[Start Data]
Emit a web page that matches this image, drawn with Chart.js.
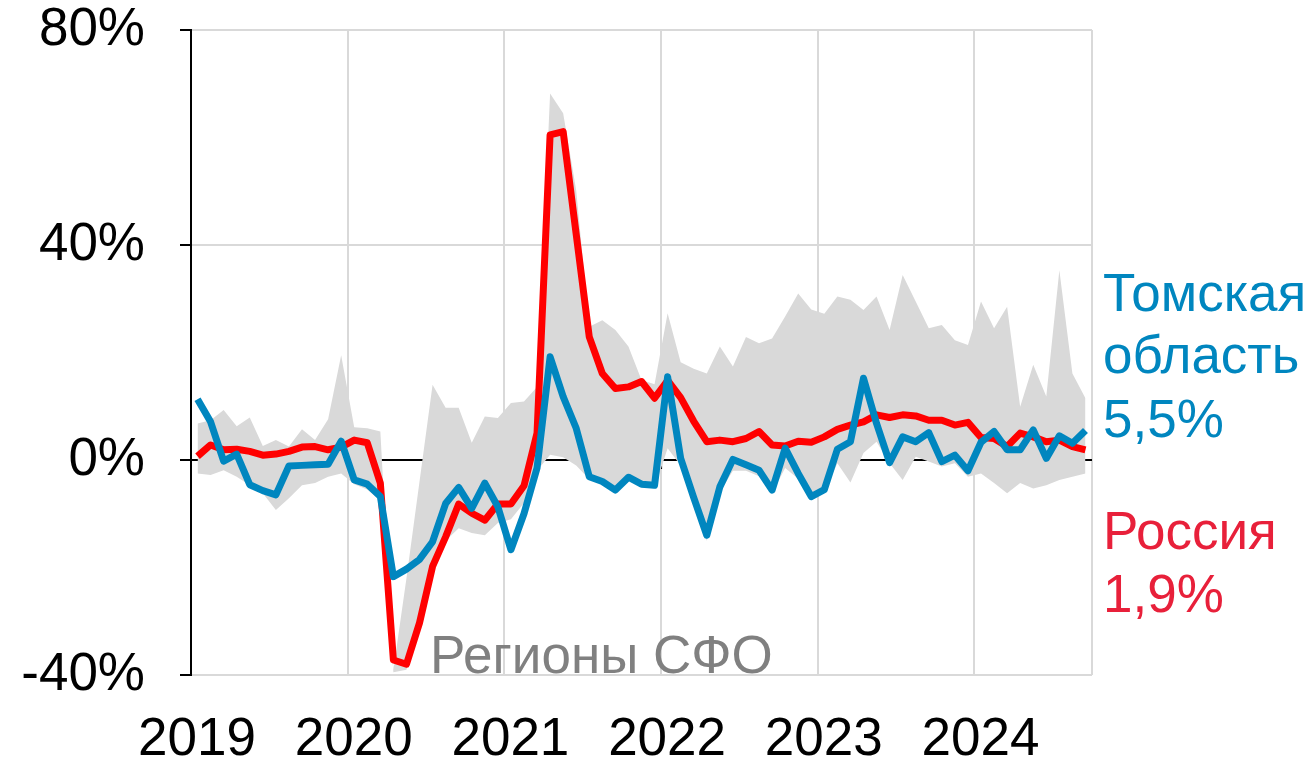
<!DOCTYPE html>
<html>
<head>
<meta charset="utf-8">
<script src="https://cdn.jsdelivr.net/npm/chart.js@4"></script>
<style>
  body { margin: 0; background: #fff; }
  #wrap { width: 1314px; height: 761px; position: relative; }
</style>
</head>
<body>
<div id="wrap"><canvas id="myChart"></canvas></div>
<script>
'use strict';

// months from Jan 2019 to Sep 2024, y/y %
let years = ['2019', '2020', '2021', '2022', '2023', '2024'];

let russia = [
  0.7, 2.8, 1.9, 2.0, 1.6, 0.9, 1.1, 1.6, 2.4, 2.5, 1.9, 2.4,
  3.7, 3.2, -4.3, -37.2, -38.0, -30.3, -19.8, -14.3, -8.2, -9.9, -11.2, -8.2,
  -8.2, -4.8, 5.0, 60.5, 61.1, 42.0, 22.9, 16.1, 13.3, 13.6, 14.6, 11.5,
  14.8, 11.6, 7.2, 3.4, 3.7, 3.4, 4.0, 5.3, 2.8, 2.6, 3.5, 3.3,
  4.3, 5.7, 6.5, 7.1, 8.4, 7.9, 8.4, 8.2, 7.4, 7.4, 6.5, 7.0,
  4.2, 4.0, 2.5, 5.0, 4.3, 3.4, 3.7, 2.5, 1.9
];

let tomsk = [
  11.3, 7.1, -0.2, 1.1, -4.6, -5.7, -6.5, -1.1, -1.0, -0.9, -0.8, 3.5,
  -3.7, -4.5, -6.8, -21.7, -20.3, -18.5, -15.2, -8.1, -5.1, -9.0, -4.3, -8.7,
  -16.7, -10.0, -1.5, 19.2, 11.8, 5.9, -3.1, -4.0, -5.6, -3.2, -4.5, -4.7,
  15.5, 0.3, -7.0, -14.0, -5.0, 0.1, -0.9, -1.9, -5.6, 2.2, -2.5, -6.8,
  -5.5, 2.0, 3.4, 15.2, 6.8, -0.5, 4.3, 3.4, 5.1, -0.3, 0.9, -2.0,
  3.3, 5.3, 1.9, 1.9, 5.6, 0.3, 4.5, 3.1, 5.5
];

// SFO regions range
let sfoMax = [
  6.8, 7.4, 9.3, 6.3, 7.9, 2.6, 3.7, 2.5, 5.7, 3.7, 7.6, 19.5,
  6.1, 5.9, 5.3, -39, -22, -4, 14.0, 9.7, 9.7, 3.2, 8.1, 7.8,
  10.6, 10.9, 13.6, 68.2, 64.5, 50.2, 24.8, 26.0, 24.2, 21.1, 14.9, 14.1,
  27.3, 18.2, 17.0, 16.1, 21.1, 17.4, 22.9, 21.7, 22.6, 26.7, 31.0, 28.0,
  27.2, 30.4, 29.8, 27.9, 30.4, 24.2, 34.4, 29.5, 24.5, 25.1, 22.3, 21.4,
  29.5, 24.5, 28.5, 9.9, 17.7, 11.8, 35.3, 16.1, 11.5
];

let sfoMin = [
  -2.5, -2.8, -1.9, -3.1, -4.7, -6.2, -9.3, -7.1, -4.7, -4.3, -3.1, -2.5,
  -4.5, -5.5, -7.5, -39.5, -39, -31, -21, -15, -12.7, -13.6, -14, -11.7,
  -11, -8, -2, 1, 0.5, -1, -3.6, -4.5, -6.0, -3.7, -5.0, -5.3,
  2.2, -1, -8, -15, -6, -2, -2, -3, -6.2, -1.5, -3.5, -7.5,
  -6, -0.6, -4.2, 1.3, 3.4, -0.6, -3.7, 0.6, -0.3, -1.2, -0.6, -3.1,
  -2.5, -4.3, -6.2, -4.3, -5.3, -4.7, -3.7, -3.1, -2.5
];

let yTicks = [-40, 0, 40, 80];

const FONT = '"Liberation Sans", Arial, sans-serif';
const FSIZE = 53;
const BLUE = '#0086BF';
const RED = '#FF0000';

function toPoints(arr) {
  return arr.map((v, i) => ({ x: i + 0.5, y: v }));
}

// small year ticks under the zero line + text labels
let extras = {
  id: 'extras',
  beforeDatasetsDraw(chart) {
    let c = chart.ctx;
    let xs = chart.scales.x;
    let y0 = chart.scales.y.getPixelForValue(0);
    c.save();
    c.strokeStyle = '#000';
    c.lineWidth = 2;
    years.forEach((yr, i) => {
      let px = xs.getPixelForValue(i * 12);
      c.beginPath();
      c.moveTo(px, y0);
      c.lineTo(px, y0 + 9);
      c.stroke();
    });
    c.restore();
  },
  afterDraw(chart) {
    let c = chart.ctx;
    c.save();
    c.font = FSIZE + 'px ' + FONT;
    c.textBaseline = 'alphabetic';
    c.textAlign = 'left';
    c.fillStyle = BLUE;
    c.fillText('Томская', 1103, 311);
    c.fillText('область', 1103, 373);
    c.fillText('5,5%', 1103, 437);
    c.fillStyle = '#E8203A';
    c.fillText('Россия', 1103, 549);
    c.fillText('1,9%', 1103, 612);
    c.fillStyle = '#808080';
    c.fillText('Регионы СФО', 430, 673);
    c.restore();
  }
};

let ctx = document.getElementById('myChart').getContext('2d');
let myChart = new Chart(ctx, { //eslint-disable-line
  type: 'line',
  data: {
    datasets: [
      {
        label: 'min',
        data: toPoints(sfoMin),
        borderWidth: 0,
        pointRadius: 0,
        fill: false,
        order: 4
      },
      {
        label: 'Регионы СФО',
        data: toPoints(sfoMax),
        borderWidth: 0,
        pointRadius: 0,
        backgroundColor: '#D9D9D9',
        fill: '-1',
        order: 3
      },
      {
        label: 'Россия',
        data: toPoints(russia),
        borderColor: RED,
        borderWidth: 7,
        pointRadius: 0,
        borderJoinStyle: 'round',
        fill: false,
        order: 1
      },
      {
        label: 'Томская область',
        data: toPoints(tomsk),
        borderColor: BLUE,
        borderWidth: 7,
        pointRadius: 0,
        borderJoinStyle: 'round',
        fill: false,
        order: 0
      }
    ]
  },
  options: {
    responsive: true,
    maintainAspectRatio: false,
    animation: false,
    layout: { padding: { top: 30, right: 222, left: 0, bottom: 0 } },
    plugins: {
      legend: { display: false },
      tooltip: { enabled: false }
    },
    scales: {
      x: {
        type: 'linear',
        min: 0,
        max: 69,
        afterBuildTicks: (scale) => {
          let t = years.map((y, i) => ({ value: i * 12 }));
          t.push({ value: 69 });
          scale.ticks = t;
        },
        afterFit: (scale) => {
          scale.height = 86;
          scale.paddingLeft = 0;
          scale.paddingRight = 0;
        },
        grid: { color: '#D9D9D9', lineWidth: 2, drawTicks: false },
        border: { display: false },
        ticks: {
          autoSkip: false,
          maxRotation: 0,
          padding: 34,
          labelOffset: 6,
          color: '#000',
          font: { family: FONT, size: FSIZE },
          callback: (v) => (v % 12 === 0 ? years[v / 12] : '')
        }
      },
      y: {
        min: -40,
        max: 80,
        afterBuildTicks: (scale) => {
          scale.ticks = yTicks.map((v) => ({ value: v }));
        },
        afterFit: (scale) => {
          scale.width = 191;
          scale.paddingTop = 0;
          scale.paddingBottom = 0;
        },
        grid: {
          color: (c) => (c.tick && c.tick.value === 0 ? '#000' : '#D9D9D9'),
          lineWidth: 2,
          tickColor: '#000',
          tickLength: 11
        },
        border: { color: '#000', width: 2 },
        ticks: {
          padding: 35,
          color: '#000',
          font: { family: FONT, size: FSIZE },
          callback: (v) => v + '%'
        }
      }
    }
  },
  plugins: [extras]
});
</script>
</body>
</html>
[End Data]
* _Required work_: Every line above should be repeated exactly; pictures stay out of the copy.

* _Output for this task_:
Emit a web page that matches this image, drawn with Chart.js.
<!DOCTYPE html>
<html>
<head>
<meta charset="utf-8">
<script src="https://cdn.jsdelivr.net/npm/chart.js@4"></script>
<style>
  body { margin: 0; background: #fff; }
  #wrap { width: 1314px; height: 761px; position: relative; }
</style>
</head>
<body>
<div id="wrap"><canvas id="myChart"></canvas></div>
<script>
'use strict';

// months from Jan 2019 to Sep 2024, y/y %
let years = ['2019', '2020', '2021', '2022', '2023', '2024'];

let russia = [
  0.7, 2.8, 1.9, 2.0, 1.6, 0.9, 1.1, 1.6, 2.4, 2.5, 1.9, 2.4,
  3.7, 3.2, -4.3, -37.2, -38.0, -30.3, -19.8, -14.3, -8.2, -9.9, -11.2, -8.2,
  -8.2, -4.8, 5.0, 60.5, 61.1, 42.0, 22.9, 16.1, 13.3, 13.6, 14.6, 11.5,
  14.8, 11.6, 7.2, 3.4, 3.7, 3.4, 4.0, 5.3, 2.8, 2.6, 3.5, 3.3,
  4.3, 5.7, 6.5, 7.1, 8.4, 7.9, 8.4, 8.2, 7.4, 7.4, 6.5, 7.0,
  4.2, 4.0, 2.5, 5.0, 4.3, 3.4, 3.7, 2.5, 1.9
];

let tomsk = [
  11.3, 7.1, -0.2, 1.1, -4.6, -5.7, -6.5, -1.1, -1.0, -0.9, -0.8, 3.5,
  -3.7, -4.5, -6.8, -21.7, -20.3, -18.5, -15.2, -8.1, -5.1, -9.0, -4.3, -8.7,
  -16.7, -10.0, -1.5, 19.2, 11.8, 5.9, -3.1, -4.0, -5.6, -3.2, -4.5, -4.7,
  15.5, 0.3, -7.0, -14.0, -5.0, 0.1, -0.9, -1.9, -5.6, 2.2, -2.5, -6.8,
  -5.5, 2.0, 3.4, 15.2, 6.8, -0.5, 4.3, 3.4, 5.1, -0.3, 0.9, -2.0,
  3.3, 5.3, 1.9, 1.9, 5.6, 0.3, 4.5, 3.1, 5.5
];

// SFO regions range
let sfoMax = [
  6.8, 7.4, 9.3, 6.3, 7.9, 2.6, 3.7, 2.5, 5.7, 3.7, 7.6, 19.5,
  6.1, 5.9, 5.3, -39, -22, -4, 14.0, 9.7, 9.7, 3.2, 8.1, 7.8,
  10.6, 10.9, 13.6, 68.2, 64.5, 50.2, 24.8, 26.0, 24.2, 21.1, 14.9, 14.1,
  27.3, 18.2, 17.0, 16.1, 21.1, 17.4, 22.9, 21.7, 22.6, 26.7, 31.0, 28.0,
  27.2, 30.4, 29.8, 27.9, 30.4, 24.2, 34.4, 29.5, 24.5, 25.1, 22.3, 21.4,
  29.5, 24.5, 28.5, 9.9, 17.7, 11.8, 35.3, 16.1, 11.5
];

let sfoMin = [
  -2.5, -2.8, -1.9, -3.1, -4.7, -6.2, -9.3, -7.1, -4.7, -4.3, -3.1, -2.5,
  -4.5, -5.5, -7.5, -39.5, -39, -31, -21, -15, -12.7, -13.6, -14, -11.7,
  -11, -8, -2, 1, 0.5, -1, -3.6, -4.5, -6.0, -3.7, -5.0, -5.3,
  2.2, -1, -8, -15, -6, -2, -2, -3, -6.2, -1.5, -3.5, -7.5,
  -6, -0.6, -4.2, 1.3, 3.4, -0.6, -3.7, 0.6, -0.3, -1.2, -0.6, -3.1,
  -2.5, -4.3, -6.2, -4.3, -5.3, -4.7, -3.7, -3.1, -2.5
];

let yTicks = [-40, 0, 40, 80];

const FONT = '"Liberation Sans", Arial, sans-serif';
const FSIZE = 53;
const BLUE = '#0086BF';
const RED = '#FF0000';

function toPoints(arr) {
  return arr.map((v, i) => ({ x: i + 0.5, y: v }));
}

// small year ticks under the zero line + text labels
let extras = {
  id: 'extras',
  beforeDatasetsDraw(chart) {
    let c = chart.ctx;
    let xs = chart.scales.x;
    let y0 = chart.scales.y.getPixelForValue(0);
    c.save();
    c.strokeStyle = '#000';
    c.lineWidth = 2;
    years.forEach((yr, i) => {
      let px = xs.getPixelForValue(i * 12);
      c.beginPath();
      c.moveTo(px, y0);
      c.lineTo(px, y0 + 9);
      c.stroke();
    });
    c.restore();
  },
  afterDraw(chart) {
    let c = chart.ctx;
    c.save();
    c.font = FSIZE + 'px ' + FONT;
    c.textBaseline = 'alphabetic';
    c.textAlign = 'left';
    c.fillStyle = BLUE;
    c.fillText('Томская', 1103, 311);
    c.fillText('область', 1103, 373);
    c.fillText('5,5%', 1103, 437);
    c.fillStyle = '#E8203A';
    c.fillText('Россия', 1103, 549);
    c.fillText('1,9%', 1103, 612);
    c.fillStyle = '#808080';
    c.fillText('Регионы СФО', 430, 673);
    c.restore();
  }
};

let ctx = document.getElementById('myChart').getContext('2d');
let myChart = new Chart(ctx, { //eslint-disable-line
  type: 'line',
  data: {
    datasets: [
      {
        label: 'min',
        data: toPoints(sfoMin),
        borderWidth: 0,
        pointRadius: 0,
        fill: false,
        order: 4
      },
      {
        label: 'Регионы СФО',
        data: toPoints(sfoMax),
        borderWidth: 0,
        pointRadius: 0,
        backgroundColor: '#D9D9D9',
        fill: '-1',
        order: 3
      },
      {
        label: 'Россия',
        data: toPoints(russia),
        borderColor: RED,
        borderWidth: 7,
        pointRadius: 0,
        borderJoinStyle: 'round',
        fill: false,
        order: 1
      },
      {
        label: 'Томская область',
        data: toPoints(tomsk),
        borderColor: BLUE,
        borderWidth: 7,
        pointRadius: 0,
        borderJoinStyle: 'round',
        fill: false,
        order: 0
      }
    ]
  },
  options: {
    responsive: true,
    maintainAspectRatio: false,
    animation: false,
    layout: { padding: { top: 30, right: 222, left: 0, bottom: 0 } },
    plugins: {
      legend: { display: false },
      tooltip: { enabled: false }
    },
    scales: {
      x: {
        type: 'linear',
        min: 0,
        max: 69,
        afterBuildTicks: (scale) => {
          let t = years.map((y, i) => ({ value: i * 12 }));
          t.push({ value: 69 });
          scale.ticks = t;
        },
        afterFit: (scale) => {
          scale.height = 86;
          scale.paddingLeft = 0;
          scale.paddingRight = 0;
        },
        grid: { color: '#D9D9D9', lineWidth: 2, drawTicks: false },
        border: { display: false },
        ticks: {
          autoSkip: false,
          maxRotation: 0,
          padding: 34,
          labelOffset: 6,
          color: '#000',
          font: { family: FONT, size: FSIZE },
          callback: (v) => (v % 12 === 0 ? years[v / 12] : '')
        }
      },
      y: {
        min: -40,
        max: 80,
        afterBuildTicks: (scale) => {
          scale.ticks = yTicks.map((v) => ({ value: v }));
        },
        afterFit: (scale) => {
          scale.width = 191;
          scale.paddingTop = 0;
          scale.paddingBottom = 0;
        },
        grid: {
          color: (c) => (c.tick && c.tick.value === 0 ? '#000' : '#D9D9D9'),
          lineWidth: 2,
          tickColor: '#000',
          tickLength: 11
        },
        border: { color: '#000', width: 2 },
        ticks: {
          padding: 35,
          color: '#000',
          font: { family: FONT, size: FSIZE },
          callback: (v) => v + '%'
        }
      }
    }
  },
  plugins: [extras]
});
</script>
</body>
</html>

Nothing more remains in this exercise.